EXERCISE:
Type out the complete listing below word for word, without its pictures.

GIVEN INFORMATION:
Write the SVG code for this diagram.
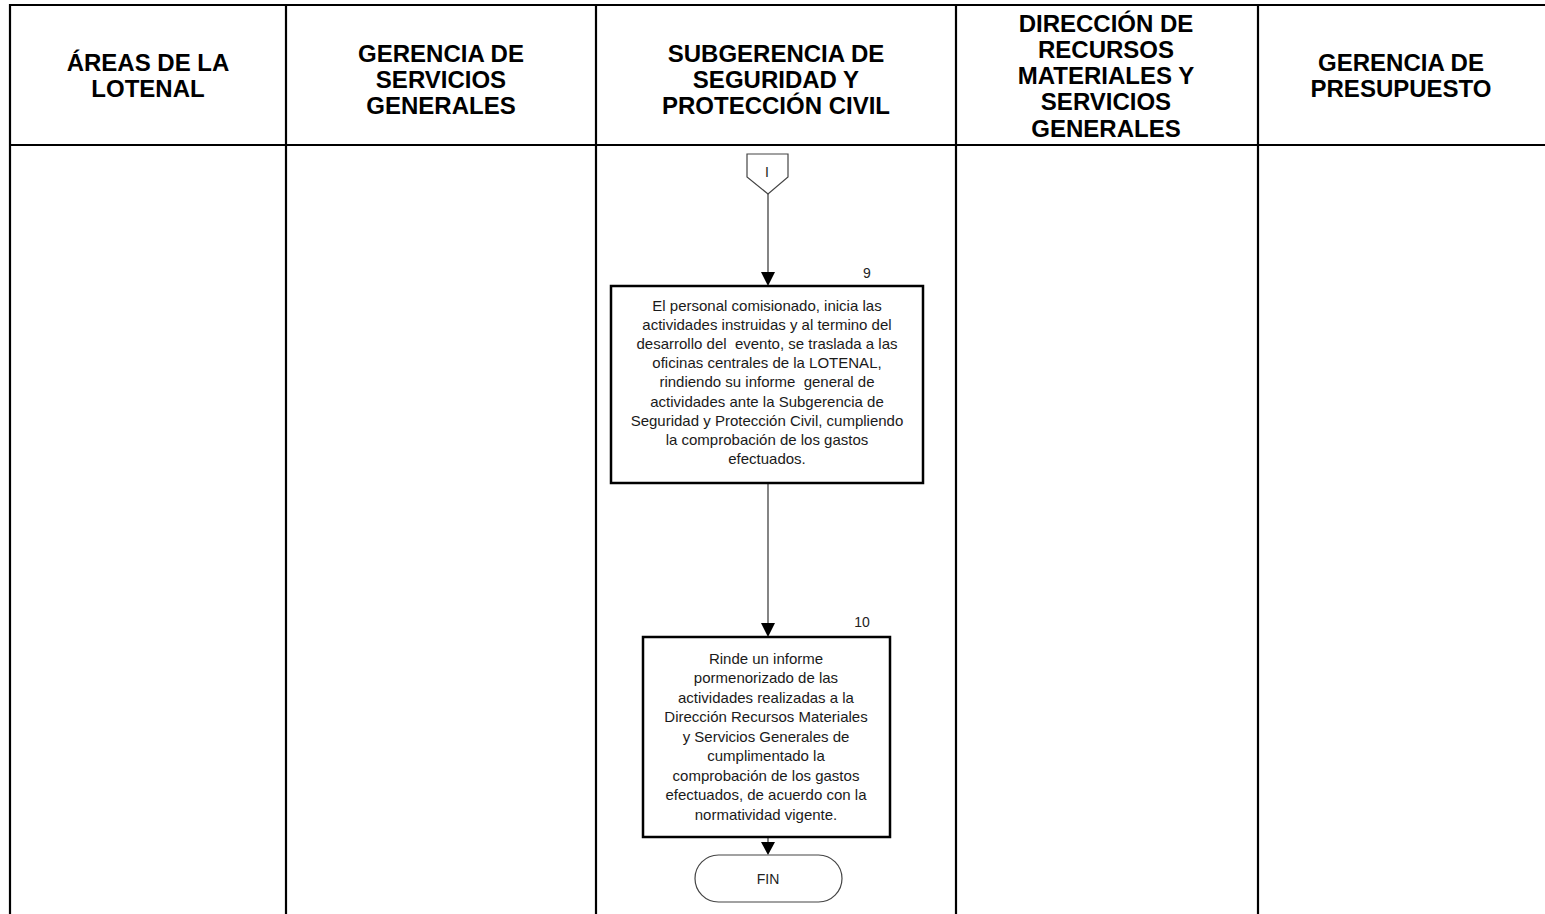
<svg xmlns="http://www.w3.org/2000/svg" width="1545" height="914" viewBox="0 0 1545 914">
<style>
.grid{stroke:#000;stroke-width:2.2;fill:none}
.hdr{font-family:"Liberation Sans",Arial,sans-serif;font-weight:bold;font-size:24px;fill:#000;text-anchor:middle}
.box{fill:#fff;stroke:#000;stroke-width:2.5}
.txt{font-family:"Liberation Sans",Arial,sans-serif;font-size:15px;fill:#1a1a1a;text-anchor:middle}
.num{font-family:"Liberation Sans",Arial,sans-serif;font-size:14px;fill:#222;text-anchor:middle}
.thin{fill:#fff;stroke:#444;stroke-width:1.2}
.conn{stroke:#333;stroke-width:1.2;fill:none}
.ah{fill:#000}
</style>
<rect x="0" y="0" width="1545" height="914" fill="#fff"/>
<g id="lanes">
<line class="grid" x1="10" y1="5" x2="1545" y2="5"/>
<line class="grid" x1="10" y1="145" x2="1545" y2="145"/>
<line class="grid" x1="10" y1="4" x2="10" y2="914"/>
<line class="grid" x1="286" y1="4" x2="286" y2="914"/>
<line class="grid" x1="596" y1="4" x2="596" y2="914"/>
<line class="grid" x1="956" y1="4" x2="956" y2="914"/>
<line class="grid" x1="1258" y1="4" x2="1258" y2="914"/>
</g>
<g id="headers">
<text class="hdr" x="148" y="71">ÁREAS DE LA</text>
<text class="hdr" x="148" y="97">LOTENAL</text>
<text class="hdr" x="441" y="62">GERENCIA DE</text>
<text class="hdr" x="441" y="88">SERVICIOS</text>
<text class="hdr" x="441" y="114">GENERALES</text>
<text class="hdr" x="776" y="62">SUBGERENCIA DE</text>
<text class="hdr" x="776" y="88">SEGURIDAD Y</text>
<text class="hdr" x="776" y="114">PROTECCIÓN CIVIL</text>
<text class="hdr" x="1106" y="32">DIRECCIÓN DE</text>
<text class="hdr" x="1106" y="58">RECURSOS</text>
<text class="hdr" x="1106" y="84">MATERIALES Y</text>
<text class="hdr" x="1106" y="110">SERVICIOS</text>
<text class="hdr" x="1106" y="137">GENERALES</text>
<text class="hdr" x="1401" y="71">GERENCIA DE</text>
<text class="hdr" x="1401" y="97">PRESUPUESTO</text>
</g>
<g id="connectors">
<line class="conn" x1="768" y1="194" x2="768" y2="273"/>
<polygon class="ah" points="761,272 775,272 768,286"/>
<line class="conn" x1="768" y1="484" x2="768" y2="624"/>
<polygon class="ah" points="761,623 775,623 768,637"/>
<line class="conn" x1="768" y1="838" x2="768" y2="843"/>
<polygon class="ah" points="761,842 775,842 768,855"/>
</g>
<g id="connector-I">
<polygon class="thin" points="747,154 788,154 788,177 768,194 747,177"/>
<text class="num" x="767" y="177">I</text>
</g>
<g id="step-9">
<text class="num" x="867" y="278">9</text>
<rect class="box" x="611" y="286" width="312" height="197"/>
<text class="txt" x="767" y="311">El personal comisionado, inicia las</text>
<text class="txt" x="767" y="330">actividades instruidas y al termino del</text>
<text class="txt" x="767" y="349" xml:space="preserve">desarrollo del  evento, se traslada a las</text>
<text class="txt" x="767" y="368">oficinas centrales de la LOTENAL,</text>
<text class="txt" x="767" y="387" xml:space="preserve">rindiendo su informe  general de</text>
<text class="txt" x="767" y="407">actividades ante la Subgerencia de</text>
<text class="txt" x="767" y="426">Seguridad y Protección Civil, cumpliendo</text>
<text class="txt" x="767" y="445">la comprobación de los gastos</text>
<text class="txt" x="767" y="464">efectuados.</text>
</g>
<g id="step-10">
<text class="num" x="862" y="627">10</text>
<rect class="box" x="643" y="637" width="247" height="200"/>
<text class="txt" x="766" y="664">Rinde un informe</text>
<text class="txt" x="766" y="683">pormenorizado de las</text>
<text class="txt" x="766" y="703">actividades realizadas a la</text>
<text class="txt" x="766" y="722">Dirección Recursos Materiales</text>
<text class="txt" x="766" y="742">y Servicios Generales de</text>
<text class="txt" x="766" y="761">cumplimentado la</text>
<text class="txt" x="766" y="781">comprobación de los gastos</text>
<text class="txt" x="766" y="800">efectuados, de acuerdo con la</text>
<text class="txt" x="766" y="820">normatividad vigente.</text>
</g>
<g id="fin">
<rect class="thin" x="695" y="855" width="147" height="47" rx="23.5" ry="23.5"/>
<text class="num" x="768" y="884">FIN</text>
</g>
</svg>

RESPONSE BELOW:
Write the SVG code for this diagram.
<svg xmlns="http://www.w3.org/2000/svg" width="1545" height="914" viewBox="0 0 1545 914">
<style>
.grid{stroke:#000;stroke-width:2.2;fill:none}
.hdr{font-family:"Liberation Sans",Arial,sans-serif;font-weight:bold;font-size:24px;fill:#000;text-anchor:middle}
.box{fill:#fff;stroke:#000;stroke-width:2.5}
.txt{font-family:"Liberation Sans",Arial,sans-serif;font-size:15px;fill:#1a1a1a;text-anchor:middle}
.num{font-family:"Liberation Sans",Arial,sans-serif;font-size:14px;fill:#222;text-anchor:middle}
.thin{fill:#fff;stroke:#444;stroke-width:1.2}
.conn{stroke:#333;stroke-width:1.2;fill:none}
.ah{fill:#000}
</style>
<rect x="0" y="0" width="1545" height="914" fill="#fff"/>
<g id="lanes">
<line class="grid" x1="10" y1="5" x2="1545" y2="5"/>
<line class="grid" x1="10" y1="145" x2="1545" y2="145"/>
<line class="grid" x1="10" y1="4" x2="10" y2="914"/>
<line class="grid" x1="286" y1="4" x2="286" y2="914"/>
<line class="grid" x1="596" y1="4" x2="596" y2="914"/>
<line class="grid" x1="956" y1="4" x2="956" y2="914"/>
<line class="grid" x1="1258" y1="4" x2="1258" y2="914"/>
</g>
<g id="headers">
<text class="hdr" x="148" y="71">ÁREAS DE LA</text>
<text class="hdr" x="148" y="97">LOTENAL</text>
<text class="hdr" x="441" y="62">GERENCIA DE</text>
<text class="hdr" x="441" y="88">SERVICIOS</text>
<text class="hdr" x="441" y="114">GENERALES</text>
<text class="hdr" x="776" y="62">SUBGERENCIA DE</text>
<text class="hdr" x="776" y="88">SEGURIDAD Y</text>
<text class="hdr" x="776" y="114">PROTECCIÓN CIVIL</text>
<text class="hdr" x="1106" y="32">DIRECCIÓN DE</text>
<text class="hdr" x="1106" y="58">RECURSOS</text>
<text class="hdr" x="1106" y="84">MATERIALES Y</text>
<text class="hdr" x="1106" y="110">SERVICIOS</text>
<text class="hdr" x="1106" y="137">GENERALES</text>
<text class="hdr" x="1401" y="71">GERENCIA DE</text>
<text class="hdr" x="1401" y="97">PRESUPUESTO</text>
</g>
<g id="connectors">
<line class="conn" x1="768" y1="194" x2="768" y2="273"/>
<polygon class="ah" points="761,272 775,272 768,286"/>
<line class="conn" x1="768" y1="484" x2="768" y2="624"/>
<polygon class="ah" points="761,623 775,623 768,637"/>
<line class="conn" x1="768" y1="838" x2="768" y2="843"/>
<polygon class="ah" points="761,842 775,842 768,855"/>
</g>
<g id="connector-I">
<polygon class="thin" points="747,154 788,154 788,177 768,194 747,177"/>
<text class="num" x="767" y="177">I</text>
</g>
<g id="step-9">
<text class="num" x="867" y="278">9</text>
<rect class="box" x="611" y="286" width="312" height="197"/>
<text class="txt" x="767" y="311">El personal comisionado, inicia las</text>
<text class="txt" x="767" y="330">actividades instruidas y al termino del</text>
<text class="txt" x="767" y="349" xml:space="preserve">desarrollo del  evento, se traslada a las</text>
<text class="txt" x="767" y="368">oficinas centrales de la LOTENAL,</text>
<text class="txt" x="767" y="387" xml:space="preserve">rindiendo su informe  general de</text>
<text class="txt" x="767" y="407">actividades ante la Subgerencia de</text>
<text class="txt" x="767" y="426">Seguridad y Protección Civil, cumpliendo</text>
<text class="txt" x="767" y="445">la comprobación de los gastos</text>
<text class="txt" x="767" y="464">efectuados.</text>
</g>
<g id="step-10">
<text class="num" x="862" y="627">10</text>
<rect class="box" x="643" y="637" width="247" height="200"/>
<text class="txt" x="766" y="664">Rinde un informe</text>
<text class="txt" x="766" y="683">pormenorizado de las</text>
<text class="txt" x="766" y="703">actividades realizadas a la</text>
<text class="txt" x="766" y="722">Dirección Recursos Materiales</text>
<text class="txt" x="766" y="742">y Servicios Generales de</text>
<text class="txt" x="766" y="761">cumplimentado la</text>
<text class="txt" x="766" y="781">comprobación de los gastos</text>
<text class="txt" x="766" y="800">efectuados, de acuerdo con la</text>
<text class="txt" x="766" y="820">normatividad vigente.</text>
</g>
<g id="fin">
<rect class="thin" x="695" y="855" width="147" height="47" rx="23.5" ry="23.5"/>
<text class="num" x="768" y="884">FIN</text>
</g>
</svg>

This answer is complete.